Repeat the material exactly from its first line to the line that includes "L6.3,5.5 L7.24,3.24 Z';". Skip pictures.

------------------------------

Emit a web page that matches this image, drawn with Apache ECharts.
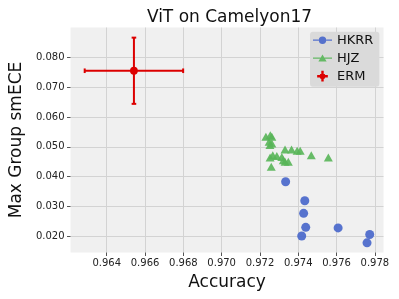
<!DOCTYPE html>
<html>
<head>
<meta charset="utf-8">
<script src="https://cdn.jsdelivr.net/npm/echarts@6/dist/echarts.min.js"></script>
<style>html,body{margin:0;padding:0;background:#fff}#c{width:399px;height:299px}</style>
</head>
<body>
<div id="c"></div>
<script>
// ---- data ----
const xTicks = [0.964, 0.966, 0.968, 0.970, 0.972, 0.974, 0.976, 0.978];
const yTicks = [0.020, 0.030, 0.040, 0.050, 0.060, 0.070, 0.080];

const hkrrX = [0.97334, 0.97434, 0.97428, 0.97439, 0.97418, 0.97608, 0.97773, 0.97759];
const hkrrY = [0.0383, 0.0319, 0.0277, 0.0230, 0.0201, 0.0228, 0.0206, 0.0178];

const hjzX = [0.97231, 0.97254, 0.97262, 0.97248, 0.97262, 0.97252, 0.97331, 0.97365, 0.97394, 0.97410,
              0.97468, 0.97557, 0.97267, 0.97288, 0.97253, 0.97314, 0.97322, 0.97348, 0.97331, 0.97259];
const hjzY = [0.0534, 0.0539, 0.0534, 0.0517, 0.0511, 0.0506, 0.0491, 0.0491, 0.0487, 0.0487,
              0.0472, 0.0464, 0.0472, 0.0469, 0.0464, 0.0466, 0.0455, 0.0450, 0.0450, 0.0433];

const ermX = [0.96542];
const ermY = [0.0755];
const ermXErr = [0.00257];
const ermYErr = [0.0111];

// ---- styles ----
const BLUE = '#4e6bcb', GREEN = '#58b558', RED = '#dc0000';
const FONT = 'DejaVu Sans';

const bbox = 'M0,0 L0.01,0 L0,0.01 Z M19,11 L18.99,11 L19,10.99 Z ';
const iconHKRR = 'path://' + bbox +
  'M0,4.85 L5.8,4.85 L5.8,6.15 L0,6.15 Z M13.2,4.85 L19,4.85 L19,6.15 L13.2,6.15 Z ' +
  'M13.2,5.5 A3.7,3.7 0 1 1 5.8,5.5 A3.7,3.7 0 1 1 13.2,5.5 Z';
const iconHJZ = 'path://' + bbox +
  'M0,4.85 L7.6,4.85 L7.3,6.15 L0,6.15 Z M11.4,4.85 L19,4.85 L19,6.15 L11.7,6.15 Z ' +
  'M9.5,1.8 L13.6,8.9 L5.4,8.9 Z';
const iconERM = 'path://' + bbox +
  'M8.3,0.15 L10.7,0.15 L10.7,4.3 L14.85,4.3 L14.85,6.7 L10.7,6.7 L10.7,10.85 L8.3,10.85 L8.3,6.7 L4.15,6.7 L4.15,4.3 L8.3,4.3 Z ' +
  'M9.5,2.3 L11.76,3.24 L12.7,5.5 L11.76,7.76 L9.5,8.7 L7.24,7.76 L6.3,5.5 L7.24,3.24 Z';

const chart = echarts.init(document.getElementById('c'), null, {renderer: 'canvas'});
chart.setOption({
  backgroundColor: '#ffffff',
  animation: false,
  textStyle: {fontFamily: FONT},
  title: {
    text: 'ViT on Camelyon17',
    left: 224.5, textAlign: 'center', top: 4,
    textStyle: {fontFamily: FONT, fontSize: 17, fontWeight: 'normal', color: '#111'}
  },
  grid: {
    left: 65.5, right: 15.5, top: 27.5, bottom: 46.5,
    show: true, backgroundColor: '#f0f0f0', borderWidth: 0
  },
  legend: {
    orient: 'vertical', left: 310, top: 31.7,
    padding: [2, 6, 4, 3], itemGap: 5, itemWidth: 19, itemHeight: 11,
    backgroundColor: '#dadada', borderRadius: 3,
    textStyle: {fontFamily: FONT, fontSize: 13, color: '#111'},
    data: [
      {name: 'HKRR', icon: iconHKRR},
      {name: 'HJZ', icon: iconHJZ},
      {name: 'ERM', icon: iconERM}
    ]
  },
  xAxis: {
    type: 'value', min: 0.96211, max: 0.97845,
    name: 'Accuracy', nameLocation: 'middle', nameGap: 22,
    nameTextStyle: {fontFamily: FONT, fontSize: 17, color: '#111'},
    axisLine: {show: false},
    axisTick: {show: true, length: 3.5, lineStyle: {color: '#555', width: 1}, customValues: xTicks},
    axisLabel: {customValues: xTicks, margin: 6, fontSize: 10, color: '#222', fontFamily: FONT,
      formatter: v => v.toFixed(3)},
    splitLine: {show: true, lineStyle: {color: '#d3d3d3', width: 1}}
  },
  yAxis: {
    type: 'value', min: 0.01456, max: 0.0900,
    name: 'Max Group smECE', nameLocation: 'middle', nameGap: 38,
    nameTextStyle: {fontFamily: FONT, fontSize: 17, color: '#111'},
    axisLine: {show: false},
    axisTick: {show: true, length: 3.5, lineStyle: {color: '#555', width: 1}, customValues: yTicks},
    axisLabel: {customValues: yTicks, margin: 6, fontSize: 10, color: '#222', fontFamily: FONT,
      formatter: v => v.toFixed(3)},
    splitLine: {show: true, lineStyle: {color: '#d3d3d3', width: 1}}
  },
  series: [
    {
      name: 'HKRR', type: 'scatter', symbol: 'circle', symbolSize: 9,
      itemStyle: {color: BLUE, opacity: 0.95},
      data: hkrrX.map((x, i) => [x, hkrrY[i]])
    },
    {
      name: 'HJZ', type: 'scatter', symbol: 'triangle', symbolSize: [9, 8],
      itemStyle: {color: GREEN, opacity: 0.9},
      data: hjzX.map((x, i) => [x, hjzY[i]])
    },
    {
      name: 'ERM', type: 'custom',
      itemStyle: {color: RED},
      encode: {x: 0, y: 1},
      clip: false,
      data: ermX.map((x, i) => [x, ermY[i], ermXErr[i], ermYErr[i]]),
      renderItem: function (params, api) {
        const x = api.value(0), y = api.value(1), xe = api.value(2), ye = api.value(3);
        const c = api.coord([x, y]);
        const l = api.coord([x - xe, y]), r = api.coord([x + xe, y]);
        const t = api.coord([x, y + ye]), b = api.coord([x, y - ye]);
        const cap = 2.3;
        const st = {stroke: RED, lineWidth: 2};
        return {
          type: 'group',
          children: [
            {type: 'line', shape: {x1: l[0], y1: c[1], x2: r[0], y2: c[1]}, style: st},
            {type: 'line', shape: {x1: c[0], y1: t[1], x2: c[0], y2: b[1]}, style: st},
            {type: 'line', shape: {x1: l[0], y1: c[1] - cap, x2: l[0], y2: c[1] + cap}, style: st},
            {type: 'line', shape: {x1: r[0], y1: c[1] - cap, x2: r[0], y2: c[1] + cap}, style: st},
            {type: 'line', shape: {x1: c[0] - cap, y1: t[1], x2: c[0] + cap, y2: t[1]}, style: st},
            {type: 'line', shape: {x1: c[0] - cap, y1: b[1], x2: c[0] + cap, y2: b[1]}, style: st},
            {type: 'circle', shape: {cx: c[0], cy: c[1], r: 3.9}, style: {fill: RED}}
          ]
        };
      }
    }
  ]
});
</script>
</body>
</html>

------------------------------

• TASK RESPONSE:
Emit a web page that matches this image, drawn with Apache ECharts.
<!DOCTYPE html>
<html>
<head>
<meta charset="utf-8">
<script src="https://cdn.jsdelivr.net/npm/echarts@6/dist/echarts.min.js"></script>
<style>html,body{margin:0;padding:0;background:#fff}#c{width:399px;height:299px}</style>
</head>
<body>
<div id="c"></div>
<script>
// ---- data ----
const xTicks = [0.964, 0.966, 0.968, 0.970, 0.972, 0.974, 0.976, 0.978];
const yTicks = [0.020, 0.030, 0.040, 0.050, 0.060, 0.070, 0.080];

const hkrrX = [0.97334, 0.97434, 0.97428, 0.97439, 0.97418, 0.97608, 0.97773, 0.97759];
const hkrrY = [0.0383, 0.0319, 0.0277, 0.0230, 0.0201, 0.0228, 0.0206, 0.0178];

const hjzX = [0.97231, 0.97254, 0.97262, 0.97248, 0.97262, 0.97252, 0.97331, 0.97365, 0.97394, 0.97410,
              0.97468, 0.97557, 0.97267, 0.97288, 0.97253, 0.97314, 0.97322, 0.97348, 0.97331, 0.97259];
const hjzY = [0.0534, 0.0539, 0.0534, 0.0517, 0.0511, 0.0506, 0.0491, 0.0491, 0.0487, 0.0487,
              0.0472, 0.0464, 0.0472, 0.0469, 0.0464, 0.0466, 0.0455, 0.0450, 0.0450, 0.0433];

const ermX = [0.96542];
const ermY = [0.0755];
const ermXErr = [0.00257];
const ermYErr = [0.0111];

// ---- styles ----
const BLUE = '#4e6bcb', GREEN = '#58b558', RED = '#dc0000';
const FONT = 'DejaVu Sans';

const bbox = 'M0,0 L0.01,0 L0,0.01 Z M19,11 L18.99,11 L19,10.99 Z ';
const iconHKRR = 'path://' + bbox +
  'M0,4.85 L5.8,4.85 L5.8,6.15 L0,6.15 Z M13.2,4.85 L19,4.85 L19,6.15 L13.2,6.15 Z ' +
  'M13.2,5.5 A3.7,3.7 0 1 1 5.8,5.5 A3.7,3.7 0 1 1 13.2,5.5 Z';
const iconHJZ = 'path://' + bbox +
  'M0,4.85 L7.6,4.85 L7.3,6.15 L0,6.15 Z M11.4,4.85 L19,4.85 L19,6.15 L11.7,6.15 Z ' +
  'M9.5,1.8 L13.6,8.9 L5.4,8.9 Z';
const iconERM = 'path://' + bbox +
  'M8.3,0.15 L10.7,0.15 L10.7,4.3 L14.85,4.3 L14.85,6.7 L10.7,6.7 L10.7,10.85 L8.3,10.85 L8.3,6.7 L4.15,6.7 L4.15,4.3 L8.3,4.3 Z ' +
  'M9.5,2.3 L11.76,3.24 L12.7,5.5 L11.76,7.76 L9.5,8.7 L7.24,7.76 L6.3,5.5 L7.24,3.24 Z';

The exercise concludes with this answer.